I have been struggling a lot with the "why" questions, one of them being "why am I making art". I work in a retirement home -- specifically working with residents suffering from dementia. We feed, clothe, bathe, and help these people to live. Oftentimes I go into work expecting to take care of these residents only to realize that they are the ones taking care of me. They show me an incredible amount of love, friendship, and wisdom, to the point where it is overwhelming sometimes.
When I come home then, it seems strangely self-centered to be sitting by myself in a studio. Is it though? How is art worth the amount of time and energy it takes? These thoughts tumble around for a while, and I always come to the conclusion that it is not worth it. I could not possibly affect as many people as I was hoping to. Art just isn't that powerful. Maybe I would be better off working full time at a retirement home where I am certain that I am connecting and helping?
But then I think about one or two of my favorite artists, like Janine Antoni. I met her last year, and she really changed a lot for me. I was just as in love with her character as I was with her art, because empathy and strength seemed to flow from her like a quiet pulse.
-"Saddle", tanned cow hide by Janine Antoni.
I have faith in her, because I know she can change things. She is changing things. There is actually a lot of power in art, so maybe the doubt lies in myself?
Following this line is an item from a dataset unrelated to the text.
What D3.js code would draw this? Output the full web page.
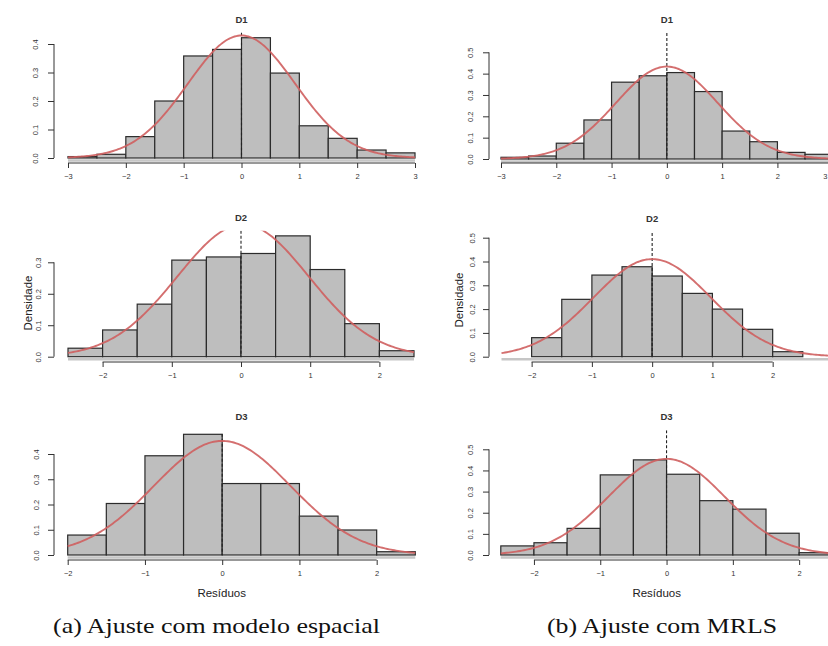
<!DOCTYPE html>
<html>
<head>
<meta charset="utf-8">
<script src="https://cdn.jsdelivr.net/npm/d3@7"></script>
<style>
  html, body { margin: 0; padding: 0; background: #ffffff; }
  svg { display: block; }
</style>
</head>
<body>
<svg id="chart" width="828" height="646"></svg>
<script>
// ---------------- DATA ----------------
// Histogram bin edges (breaks) and densities
const breaksA1 = [-3, -2.5, -2, -1.5, -1, -0.5, 0, 0.5, 1, 1.5, 2, 2.5, 3];
const densA1   = [0.005, 0.013, 0.075, 0.200, 0.358, 0.381, 0.422, 0.298, 0.113, 0.069, 0.028, 0.018];

const breaksB1 = [-3, -2.5, -2, -1.5, -1, -0.5, 0, 0.5, 1, 1.5, 2, 2.5, 3];
const densB1   = [0.008, 0.014, 0.074, 0.183, 0.360, 0.390, 0.405, 0.316, 0.131, 0.081, 0.031, 0.022];

const breaksA2 = [-2.5, -2, -1.5, -1, -0.5, 0, 0.5, 1, 1.5, 2, 2.5];
const densA2   = [0.027, 0.085, 0.167, 0.307, 0.317, 0.328, 0.384, 0.277, 0.105, 0.019];

const breaksB2 = [-2.5, -2, -1.5, -1, -0.5, 0, 0.5, 1, 1.5, 2, 2.5, 3];
const densB2   = [0.0, 0.080, 0.241, 0.343, 0.378, 0.339, 0.266, 0.200, 0.115, 0.021, 0.0];

const breaksA3 = [-2, -1.5, -1, -0.5, 0, 0.5, 1, 1.5, 2, 2.5];
const densA3   = [0.079, 0.204, 0.393, 0.478, 0.283, 0.283, 0.154, 0.099, 0.013];

const breaksB3 = [-2.5, -2, -1.5, -1, -0.5, 0, 0.5, 1, 1.5, 2, 2.5];
const densB3   = [0.043, 0.058, 0.126, 0.379, 0.450, 0.382, 0.257, 0.217, 0.103, 0.011];

// Fitted normal curves: [mean, sd]
const fitA1 = [0.00, 0.928];
const fitB1 = [0.00, 0.921];
const fitA2 = [0.03, 0.950];
const fitB2 = [0.00, 0.973];
const fitA3 = [0.00, 0.883];
const fitB3 = [0.00, 0.877];

// Tick values
const yTicks04 = [0, 0.1, 0.2, 0.3, 0.4];
const yTicks03 = [0, 0.1, 0.2, 0.3];
const yTicks05 = [0, 0.1, 0.2, 0.3, 0.4, 0.5];
const xTicks3  = [-3, -2, -1, 0, 1, 2, 3];
const xTicks2  = [-2, -1, 0, 1, 2];

const titles   = ["D1", "D2", "D3"];
const yLabel   = "Densidade";
const xLabel   = "Resíduos";
const captions = ["(a) Ajuste com modelo espacial", "(b) Ajuste com MRLS"];

// ---------------- LAYOUT ----------------
const panels = [
  { title: titles[0], breaks: breaksA1, dens: densA1, fit: fitA1, yTicks: yTicks04, xTicks: xTicks3,
    xDom: [-3, 3], xPx: [68, 415], yDom: [0, 0.4], yPx: [158, 44], axisXPos: 163, axisYPos: 54,
    yTop: 0.44, curveDom: [-3, 3], titleY: 23, yLabX: 38 },
  { title: titles[0], breaks: breaksB1, dens: densB1, fit: fitB1, yTicks: yTicks05, xTicks: xTicks3,
    xDom: [-3, 3], xPx: [501, 832.7], yDom: [0, 0.5], yPx: [159, 52.3], axisXPos: 163, axisYPos: 489,
    yTop: 0.59, curveDom: [-3, 3.3], titleY: 23, yLabX: 473 },
  { title: titles[1], breaks: breaksA2, dens: densA2, fit: fitA2, yTicks: yTicks03, xTicks: xTicks2,
    xDom: [-2.5, 2.5], xPx: [68, 414], yDom: [0, 0.3], yPx: [356.7, 262.3], axisXPos: 362, axisYPos: 54,
    yTop: 0.40, curveDom: [-2.5, 2.5], titleY: 221, yLabX: 41 },
  { title: titles[1], breaks: breaksB2, dens: densB2, fit: fitB2, yTicks: yTicks05, xTicks: xTicks2,
    xDom: [-2.5, 2.5], xPx: [501.5, 802.8], yDom: [0, 0.5], yPx: [356.7, 237.7], axisXPos: 362, axisYPos: 489,
    yTop: 0.52, curveDom: [-2.5, 3.3], titleY: 222, yLabX: 475 },
  { title: titles[2], breaks: breaksA3, dens: densA3, fit: fitA3, yTicks: yTicks04, xTicks: xTicks2,
    xDom: [-2, 2.5], xPx: [67.7, 415.3], yDom: [0, 0.4], yPx: [555, 454], axisXPos: 560, axisYPos: 54,
    yTop: 0.48, curveDom: [-2, 2.5], titleY: 420, yLabX: 39 },
  { title: titles[2], breaks: breaksB3, dens: densB3, fit: fitB3, yTicks: yTicks05, xTicks: xTicks2,
    xDom: [-2.5, 2.5], xPx: [500.8, 832.3], yDom: [0, 0.5], yPx: [555, 449.3], axisXPos: 560, axisYPos: 489,
    yTop: 0.59, curveDom: [-2.5, 3.3], titleY: 420, yLabX: 473 }
];

const BAR_FILL = "#bebebe";
const BAR_STROKE = "#2b2b2b";
const CURVE = "#cf5f5f";
const AXIS = "#333333";
const W = 828;

const svg = d3.select("#chart");
svg.append("rect").attr("width", 828).attr("height", 646).attr("fill", "#ffffff");

const defs = svg.append("defs");
const dnorm = (x, m, s) => Math.exp(-0.5 * ((x - m) / s) ** 2) / (s * Math.sqrt(2 * Math.PI));

panels.forEach((p, i) => {
  const x = d3.scaleLinear().domain(p.xDom).range(p.xPx);
  const y = d3.scaleLinear().domain(p.yDom).range(p.yPx);
  const g = svg.append("g");

  // plot region clip (top at the region's upper limit)
  const span = p.xDom[1] - p.xDom[0];
  const cx0 = x(p.xDom[0] - 0.04 * span), cx1 = x(p.xDom[1] + 0.04 * span) + 40;
  const cy0 = y(p.yTop), cy1 = y(0) + 4;
  defs.append("clipPath").attr("id", "clip" + i)
    .append("rect").attr("x", cx0).attr("y", cy0).attr("width", cx1 - cx0).attr("height", cy1 - cy0);

  // faint band under the bars
  g.append("line")
    .attr("x1", x(p.breaks[0])).attr("x2", x(p.breaks[p.breaks.length - 1]))
    .attr("y1", y(0) + 2.5).attr("y2", y(0) + 2.5)
    .attr("stroke", "#c6c6c6").attr("stroke-width", 2.5);

  // bars
  const bins = p.dens.map((d, k) => ({ x0: p.breaks[k], x1: p.breaks[k + 1], d }));
  g.append("g").selectAll("rect").data(bins).join("rect")
    .attr("x", b => x(b.x0))
    .attr("y", b => y(b.d))
    .attr("width", b => x(b.x1) - x(b.x0))
    .attr("height", b => y(0) - y(b.d))
    .attr("fill", BAR_FILL)
    .attr("stroke", BAR_STROKE)
    .attr("stroke-width", 1.2);

  const clipped = g.append("g").attr("clip-path", `url(#clip${i})`);

  // vertical dashed reference line at 0
  clipped.append("line")
    .attr("x1", x(0)).attr("x2", x(0))
    .attr("y1", y(p.yTop)).attr("y2", y(0))
    .attr("stroke", "#222").attr("stroke-width", 1.1)
    .attr("stroke-dasharray", "3,2");

  // normal curve
  const xs = d3.range(0, 201).map(k => p.curveDom[0] + (p.curveDom[1] - p.curveDom[0]) * k / 200);
  const line = d3.line().x(v => x(v)).y(v => y(dnorm(v, p.fit[0], p.fit[1])));
  clipped.append("path").datum(xs)
    .attr("d", line)
    .attr("fill", "none")
    .attr("stroke", CURVE)
    .attr("stroke-width", 1.9)
    .attr("stroke-opacity", 0.9);

  // x axis
  const xa = g.append("g").attr("transform", `translate(0,${p.axisXPos})`)
    .call(d3.axisBottom(x).tickValues(p.xTicks).tickSize(5).tickSizeOuter(0).tickFormat(d3.format("d")));
  xa.select(".domain").attr("stroke", AXIS)
    .attr("d", `M${x(p.xTicks[0])},0H${x(p.xTicks[p.xTicks.length - 1])}`);
  xa.selectAll(".tick line").attr("stroke", AXIS);
  xa.selectAll(".tick text").attr("y", 11).attr("font-size", 7.5)
    .attr("font-family", "Liberation Sans, Arial, sans-serif").attr("fill", "#333");
  // labels whose tick sits at/after the right edge: keep inside the picture
  xa.selectAll(".tick text").filter(d => x(d) > W - 4)
    .attr("text-anchor", "end").attr("x", d => (W - 1) - x(d));

  // y axis
  const ya = g.append("g").attr("transform", `translate(${p.axisYPos},0)`)
    .call(d3.axisLeft(y).tickValues(p.yTicks).tickSize(6).tickSizeOuter(0).tickFormat(d3.format(".1f")));
  ya.select(".domain").attr("stroke", AXIS)
    .attr("d", `M0,${y(p.yTicks[0])}V${y(p.yTicks[p.yTicks.length - 1])}`);
  ya.selectAll(".tick line").attr("stroke", AXIS);
  ya.selectAll(".tick text")
    .attr("x", null).attr("dy", null)
    .attr("text-anchor", "middle")
    .attr("transform", `translate(${p.yLabX - p.axisYPos},0) rotate(-90)`)
    .attr("y", 0)
    .attr("font-size", 7.5)
    .attr("font-family", "Liberation Sans, Arial, sans-serif").attr("fill", "#333");

  // panel title
  g.append("text")
    .attr("x", x((p.xDom[0] + p.xDom[1]) / 2)).attr("y", p.titleY)
    .attr("text-anchor", "middle")
    .attr("font-family", "Liberation Sans, Arial, sans-serif")
    .attr("font-size", 9.5).attr("font-weight", "bold").attr("fill", "#333")
    .text(p.title);
});

// y labels (middle row)
[[29, 303], [460, 300]].forEach(([lx, ly]) => {
  svg.append("text")
    .attr("transform", `translate(${lx},${ly}) rotate(-90)`)
    .attr("text-anchor", "middle").attr("dominant-baseline", "middle")
    .attr("font-family", "Liberation Sans, Arial, sans-serif")
    .attr("font-size", 11.5).attr("fill", "#222")
    .text(yLabel);
});

// x labels (bottom row)
[221.7, 656.7].forEach(lx => {
  svg.append("text")
    .attr("x", lx).attr("y", 597)
    .attr("text-anchor", "middle")
    .attr("font-family", "Liberation Sans, Arial, sans-serif")
    .attr("font-size", 11.5).attr("fill", "#222")
    .text(xLabel);
});

// captions
[[53, 327], [547, 230]].forEach(([cx, w], k) => {
  svg.append("text")
    .attr("x", cx).attr("y", 633)
    .attr("font-family", "Liberation Serif, 'DejaVu Serif', serif")
    .attr("font-size", 21).attr("fill", "#111")
    .attr("textLength", w).attr("lengthAdjust", "spacingAndGlyphs")
    .text(captions[k]);
});
</script>
</body>
</html>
Maybe I'm not giving myself enough time. My work is not there yet, because I am not there yet. I'm only twenty-two, just graduated from an undergrad program. Of course my work is not there yet; I'm just starting to figure things out.
Oh boy, it's just hard (and posting Janine Antoni's work next to my dinky collages was probably not the best for self-confidence, haha). But I'm sure anyone who does creative work could relate. I just really hope to be able to change the world someday.